Making Playtime Work at Retail
by Melissa Breau
March 1, 2013
Retailers are harnessing the power of play as manufacturers offer cat owners greater variety in the toy category.

 

 

 

Cats are natural predators, and stalking, hunting and pouncing are how they develop the careful balance and quick, quiet feet that they’re so well known for. So when a cat owner brings home a kitten or cat for the first time, one of the primary ways they’ll bond with their new friend is through play.


Play is also one of the best ways to help cats expel their energy in a healthy, non-destructive way. Everyone has heard horror stories of cats that have destroyed houseplants and furniture because they were bored. Toys offer cats a productive outlet for that energy, giving them something to target instead of a pet owners’ home. That means playtime is a serious business in the cat category.


Manufacturers are aware of the important role toys play in a cat’s life and in its relationship with its owner—which is why the variety of products available on the market has grown exponentially in the last few years. Balls, mice and wands are still popular, of course, but new toys incorporate all sorts of new technology into the category.


Take the new SuperCat line from Quaker Pet Group (QPG) as an example. Concerned that cats quickly became bored with a toy once its catnip smell wore off, QPG decided to look at the technology used in scratch-and-sniff stickers for kids and adapt it for cats. The result is a line of products with a long-lasting, extended-release, catnip scent, encapsulated in small catnip bubbles. As cats play, the bubbles burst, releasing the stimulating scent and keeping cats engaged for long periods of time.


For similar reasons, laser, interactive, voice-command, LED, GPS, motion-sensor and motorized interactive toys are all also on the rise. “Sales have been increasing over the past two years,” says Shannon Supanich, marketing coordinator for Pioneer Pet Products. “It all has to do with suppliers being more innovative with their toys and offering more motorized cat toys. Motorized cat toys allow pet parents to give their cats needed mental and physical stimulation, even when they are away from the home.”


Spencer Williams, president and owner of West Paw Design, can also testify to the category’s growth. “West Paw Design’s cat toy sales were up eight percent during the 2012 holiday season, compared with the 2011 holiday season,” he says. “We were up six percent year-over-year.”


As long as cat toy sales continue to grow, retailers should expect the number and variety of products to do the same as manufacturers work to meet consumer demand. Manufacturers are also gaining a better understanding of the unique ways cats play.
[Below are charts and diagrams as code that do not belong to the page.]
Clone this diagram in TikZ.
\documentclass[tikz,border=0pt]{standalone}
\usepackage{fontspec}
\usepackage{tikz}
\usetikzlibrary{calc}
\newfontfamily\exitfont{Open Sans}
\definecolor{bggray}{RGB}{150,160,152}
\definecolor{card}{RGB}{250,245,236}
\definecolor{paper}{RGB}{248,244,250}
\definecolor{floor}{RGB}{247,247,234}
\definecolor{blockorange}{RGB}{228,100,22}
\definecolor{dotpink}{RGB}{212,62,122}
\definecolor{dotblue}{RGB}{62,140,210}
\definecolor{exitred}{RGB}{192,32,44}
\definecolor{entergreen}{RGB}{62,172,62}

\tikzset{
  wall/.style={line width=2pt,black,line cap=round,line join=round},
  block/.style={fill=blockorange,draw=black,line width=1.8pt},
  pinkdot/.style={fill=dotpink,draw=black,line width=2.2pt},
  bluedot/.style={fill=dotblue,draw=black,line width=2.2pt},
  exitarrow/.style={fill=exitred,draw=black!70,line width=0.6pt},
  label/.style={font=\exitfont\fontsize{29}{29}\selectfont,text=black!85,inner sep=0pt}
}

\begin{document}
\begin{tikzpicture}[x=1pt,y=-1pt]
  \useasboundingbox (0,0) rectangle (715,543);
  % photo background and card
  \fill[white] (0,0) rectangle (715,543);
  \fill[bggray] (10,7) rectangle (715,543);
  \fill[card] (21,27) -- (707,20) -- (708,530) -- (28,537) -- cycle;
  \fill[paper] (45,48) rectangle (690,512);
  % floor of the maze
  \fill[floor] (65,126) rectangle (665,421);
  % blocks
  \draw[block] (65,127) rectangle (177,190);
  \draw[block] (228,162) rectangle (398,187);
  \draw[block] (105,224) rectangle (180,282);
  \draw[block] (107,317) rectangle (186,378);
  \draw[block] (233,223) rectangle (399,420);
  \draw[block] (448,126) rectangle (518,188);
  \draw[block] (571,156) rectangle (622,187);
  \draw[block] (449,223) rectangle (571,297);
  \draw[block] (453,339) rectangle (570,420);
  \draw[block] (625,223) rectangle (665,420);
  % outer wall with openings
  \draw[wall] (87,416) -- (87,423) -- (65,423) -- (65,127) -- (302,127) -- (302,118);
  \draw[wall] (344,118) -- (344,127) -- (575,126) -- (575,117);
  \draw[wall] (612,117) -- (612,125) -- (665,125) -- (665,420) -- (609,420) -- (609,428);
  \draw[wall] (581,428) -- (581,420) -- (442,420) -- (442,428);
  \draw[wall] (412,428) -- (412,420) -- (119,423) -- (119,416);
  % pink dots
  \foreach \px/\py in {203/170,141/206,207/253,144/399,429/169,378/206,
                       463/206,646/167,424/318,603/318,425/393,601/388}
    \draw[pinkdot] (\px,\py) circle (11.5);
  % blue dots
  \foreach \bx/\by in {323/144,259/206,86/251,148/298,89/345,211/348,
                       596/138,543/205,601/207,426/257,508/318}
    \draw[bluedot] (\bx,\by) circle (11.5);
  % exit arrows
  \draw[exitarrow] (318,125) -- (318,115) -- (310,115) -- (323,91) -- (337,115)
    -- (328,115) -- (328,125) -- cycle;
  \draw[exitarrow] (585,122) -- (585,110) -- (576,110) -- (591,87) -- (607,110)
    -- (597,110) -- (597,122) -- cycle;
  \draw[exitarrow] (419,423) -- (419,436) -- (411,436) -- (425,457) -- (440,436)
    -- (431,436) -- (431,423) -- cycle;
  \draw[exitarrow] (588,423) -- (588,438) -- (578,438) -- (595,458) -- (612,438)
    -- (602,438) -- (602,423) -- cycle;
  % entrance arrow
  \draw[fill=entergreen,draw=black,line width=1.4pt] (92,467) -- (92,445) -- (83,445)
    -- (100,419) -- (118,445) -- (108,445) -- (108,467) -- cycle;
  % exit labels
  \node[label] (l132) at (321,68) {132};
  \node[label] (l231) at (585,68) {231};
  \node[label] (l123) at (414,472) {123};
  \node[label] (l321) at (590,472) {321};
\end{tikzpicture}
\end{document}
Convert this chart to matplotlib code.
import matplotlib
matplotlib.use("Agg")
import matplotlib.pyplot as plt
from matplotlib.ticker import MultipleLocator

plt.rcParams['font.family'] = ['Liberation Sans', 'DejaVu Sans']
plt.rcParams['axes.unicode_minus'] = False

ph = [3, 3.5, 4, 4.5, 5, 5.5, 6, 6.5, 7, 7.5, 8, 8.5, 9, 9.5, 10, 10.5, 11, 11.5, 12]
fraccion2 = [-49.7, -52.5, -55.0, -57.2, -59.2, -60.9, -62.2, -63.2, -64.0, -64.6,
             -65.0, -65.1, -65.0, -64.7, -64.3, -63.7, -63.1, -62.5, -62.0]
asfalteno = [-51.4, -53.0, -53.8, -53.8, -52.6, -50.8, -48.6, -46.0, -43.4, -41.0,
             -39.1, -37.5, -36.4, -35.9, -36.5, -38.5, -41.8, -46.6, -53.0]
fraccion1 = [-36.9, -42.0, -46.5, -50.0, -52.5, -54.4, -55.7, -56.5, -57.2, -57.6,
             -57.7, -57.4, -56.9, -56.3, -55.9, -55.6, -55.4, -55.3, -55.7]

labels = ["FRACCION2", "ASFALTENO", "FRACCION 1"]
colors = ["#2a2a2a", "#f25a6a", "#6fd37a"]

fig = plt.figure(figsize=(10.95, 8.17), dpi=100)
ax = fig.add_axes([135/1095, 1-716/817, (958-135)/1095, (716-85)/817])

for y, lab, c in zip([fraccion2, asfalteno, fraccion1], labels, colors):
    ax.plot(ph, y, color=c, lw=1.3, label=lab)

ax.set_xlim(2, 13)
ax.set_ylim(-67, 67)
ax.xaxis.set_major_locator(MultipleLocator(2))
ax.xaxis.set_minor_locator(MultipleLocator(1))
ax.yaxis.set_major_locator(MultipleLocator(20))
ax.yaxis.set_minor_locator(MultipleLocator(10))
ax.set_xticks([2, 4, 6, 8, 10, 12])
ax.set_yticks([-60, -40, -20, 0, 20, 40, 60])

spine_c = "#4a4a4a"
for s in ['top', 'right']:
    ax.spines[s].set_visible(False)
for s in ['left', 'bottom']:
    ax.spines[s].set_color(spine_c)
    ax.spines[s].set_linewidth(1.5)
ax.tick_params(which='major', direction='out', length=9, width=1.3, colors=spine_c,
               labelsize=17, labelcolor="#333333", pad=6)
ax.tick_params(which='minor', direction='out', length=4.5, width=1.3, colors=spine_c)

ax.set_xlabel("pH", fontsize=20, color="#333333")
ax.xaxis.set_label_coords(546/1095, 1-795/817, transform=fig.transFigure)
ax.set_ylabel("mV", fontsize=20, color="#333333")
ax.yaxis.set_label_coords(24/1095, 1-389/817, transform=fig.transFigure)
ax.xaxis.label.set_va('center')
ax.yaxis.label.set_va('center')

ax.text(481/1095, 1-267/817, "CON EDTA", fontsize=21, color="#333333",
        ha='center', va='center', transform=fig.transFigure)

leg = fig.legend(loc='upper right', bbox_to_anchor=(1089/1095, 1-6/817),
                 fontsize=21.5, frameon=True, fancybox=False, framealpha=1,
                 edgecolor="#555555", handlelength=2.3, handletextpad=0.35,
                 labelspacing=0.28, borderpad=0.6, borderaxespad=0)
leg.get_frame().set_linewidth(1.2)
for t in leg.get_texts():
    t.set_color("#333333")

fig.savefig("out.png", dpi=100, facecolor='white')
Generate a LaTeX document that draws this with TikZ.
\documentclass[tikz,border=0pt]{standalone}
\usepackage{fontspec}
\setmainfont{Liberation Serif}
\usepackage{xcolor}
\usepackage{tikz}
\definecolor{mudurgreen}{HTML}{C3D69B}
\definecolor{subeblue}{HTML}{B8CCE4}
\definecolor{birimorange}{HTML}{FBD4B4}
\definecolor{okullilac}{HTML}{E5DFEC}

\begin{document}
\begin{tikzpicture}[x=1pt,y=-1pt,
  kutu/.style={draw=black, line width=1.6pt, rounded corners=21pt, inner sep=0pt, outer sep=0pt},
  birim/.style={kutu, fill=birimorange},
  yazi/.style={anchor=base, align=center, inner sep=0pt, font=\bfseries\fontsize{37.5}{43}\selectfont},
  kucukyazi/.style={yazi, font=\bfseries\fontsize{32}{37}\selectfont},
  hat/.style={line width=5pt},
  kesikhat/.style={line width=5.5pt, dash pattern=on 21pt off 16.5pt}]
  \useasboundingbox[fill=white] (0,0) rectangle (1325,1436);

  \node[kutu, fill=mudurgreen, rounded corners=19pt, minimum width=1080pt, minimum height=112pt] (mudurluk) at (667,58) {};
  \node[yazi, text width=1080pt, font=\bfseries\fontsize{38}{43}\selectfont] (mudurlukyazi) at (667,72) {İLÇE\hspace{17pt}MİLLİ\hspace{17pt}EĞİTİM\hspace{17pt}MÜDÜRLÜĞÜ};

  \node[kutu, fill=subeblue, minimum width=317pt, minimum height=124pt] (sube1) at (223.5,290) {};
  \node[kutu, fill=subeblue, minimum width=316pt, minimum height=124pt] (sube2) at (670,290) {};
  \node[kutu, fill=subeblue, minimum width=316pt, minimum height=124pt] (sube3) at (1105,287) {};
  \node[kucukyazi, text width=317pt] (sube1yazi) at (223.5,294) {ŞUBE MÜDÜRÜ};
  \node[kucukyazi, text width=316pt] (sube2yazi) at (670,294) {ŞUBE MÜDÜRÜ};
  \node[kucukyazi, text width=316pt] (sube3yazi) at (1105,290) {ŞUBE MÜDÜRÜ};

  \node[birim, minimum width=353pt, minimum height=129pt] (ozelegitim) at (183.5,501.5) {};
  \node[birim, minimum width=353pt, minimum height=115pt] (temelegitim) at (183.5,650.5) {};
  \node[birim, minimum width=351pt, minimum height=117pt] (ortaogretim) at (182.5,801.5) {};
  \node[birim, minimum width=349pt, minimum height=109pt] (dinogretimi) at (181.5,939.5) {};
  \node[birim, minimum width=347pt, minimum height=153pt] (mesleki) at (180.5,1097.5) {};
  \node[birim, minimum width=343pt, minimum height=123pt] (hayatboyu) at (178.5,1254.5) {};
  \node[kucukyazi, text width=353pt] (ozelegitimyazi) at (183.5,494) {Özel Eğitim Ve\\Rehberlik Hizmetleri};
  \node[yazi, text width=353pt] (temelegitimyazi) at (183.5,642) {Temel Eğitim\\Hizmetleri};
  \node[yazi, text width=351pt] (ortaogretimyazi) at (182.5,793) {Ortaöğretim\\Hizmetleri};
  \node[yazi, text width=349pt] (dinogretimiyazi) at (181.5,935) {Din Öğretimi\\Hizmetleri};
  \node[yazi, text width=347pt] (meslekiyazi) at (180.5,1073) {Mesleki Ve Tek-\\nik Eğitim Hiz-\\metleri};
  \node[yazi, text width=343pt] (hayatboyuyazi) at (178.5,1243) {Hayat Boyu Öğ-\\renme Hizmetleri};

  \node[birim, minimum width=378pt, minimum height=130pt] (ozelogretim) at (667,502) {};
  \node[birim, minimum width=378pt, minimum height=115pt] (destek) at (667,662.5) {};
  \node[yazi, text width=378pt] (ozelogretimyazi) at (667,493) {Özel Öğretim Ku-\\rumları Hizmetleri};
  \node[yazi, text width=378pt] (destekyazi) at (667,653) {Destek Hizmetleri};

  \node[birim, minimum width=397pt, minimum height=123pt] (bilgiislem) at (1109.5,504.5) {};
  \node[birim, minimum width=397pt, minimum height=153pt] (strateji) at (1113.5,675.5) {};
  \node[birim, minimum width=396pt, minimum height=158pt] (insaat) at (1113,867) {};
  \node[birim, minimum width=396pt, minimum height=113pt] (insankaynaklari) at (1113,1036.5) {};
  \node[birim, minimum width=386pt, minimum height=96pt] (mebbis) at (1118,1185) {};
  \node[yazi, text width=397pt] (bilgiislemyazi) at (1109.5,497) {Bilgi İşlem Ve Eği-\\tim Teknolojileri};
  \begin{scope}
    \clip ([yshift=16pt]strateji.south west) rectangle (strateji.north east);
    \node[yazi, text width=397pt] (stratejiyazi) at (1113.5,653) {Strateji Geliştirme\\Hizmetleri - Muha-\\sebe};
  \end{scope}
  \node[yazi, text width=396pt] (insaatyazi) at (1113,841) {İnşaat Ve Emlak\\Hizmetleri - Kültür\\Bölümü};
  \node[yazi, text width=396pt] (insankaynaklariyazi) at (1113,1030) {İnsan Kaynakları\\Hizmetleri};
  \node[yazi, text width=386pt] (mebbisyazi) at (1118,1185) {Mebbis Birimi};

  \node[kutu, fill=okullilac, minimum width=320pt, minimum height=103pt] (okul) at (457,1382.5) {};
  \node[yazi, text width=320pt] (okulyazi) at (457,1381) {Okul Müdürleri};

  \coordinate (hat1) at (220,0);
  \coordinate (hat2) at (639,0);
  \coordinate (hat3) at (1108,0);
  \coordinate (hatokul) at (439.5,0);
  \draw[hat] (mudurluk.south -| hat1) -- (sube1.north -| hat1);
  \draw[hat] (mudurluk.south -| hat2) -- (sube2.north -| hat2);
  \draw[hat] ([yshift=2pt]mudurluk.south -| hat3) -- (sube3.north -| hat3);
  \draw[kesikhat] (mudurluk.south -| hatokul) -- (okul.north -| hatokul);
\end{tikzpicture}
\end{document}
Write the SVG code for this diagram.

Cats are not all alike—they may be notoriously picky eaters, but as any cat owner can tell you, they can be equally picky about their toys. Different cats find different sounds, types of movement, textures and scents stimulating, making it important that retailers stock a sampling of toys so cat owners can find the product that will best engage their individual cat.


“We feel the best way to merchandise these toys is to group them in their category so customers understand that each type of toy gives their cats a different way to play,” says Supanich. Grouping toys in this way is important, since cat toys come in so many different shapes and sizes and can easily look cluttered.


Williams suggests pet retailers take those groups and try to make them fun for pet owners by creating vignettes tailored to various types of cat—he suggests, for example, displays in key traffic areas tailored for “the cat who has everything,” “the lazy cat,” and “the frisky feline,” which showcase products in a fun and smart way that makes it easy for pet owners to choose a toy for their cat based on its personality.


“Staying on top of your visual merchandising is key,” says Williams. “Product displays can get cluttered quickly on busy days, and a pile of cat toys that are not organized can deter sales. Make sure you have an eye to organization and have sales associates reorganizing products that get picked through.”


Grouping toys into various sections also helps cat owners navigate through a store’s selection.


“Providing consumers a guide to cat toys and helping them understand what makes [the toys] unique will help consumers understand what they need to purchase,” says Cristen Underwood, director of marketing at Quaker Pet Group. “POP signage about the features and benefits of toys will help consumers choose the best product for their pets.”


It’s essential that retailers get this category right. After all, consumables such as food and litter may bring customers into the store again and again, but margins are often low on those products, even when stores capitalize on the push for better-quality foods and sell items that are on trend. By comparison, cat toys can have as much as a 70 percent margin. That gives retailers a chance to make up for the low profits in the consumables category—so long as they can convey the importance of play to pet owners and inspire them to bring home new toys for their pets on a regular basis.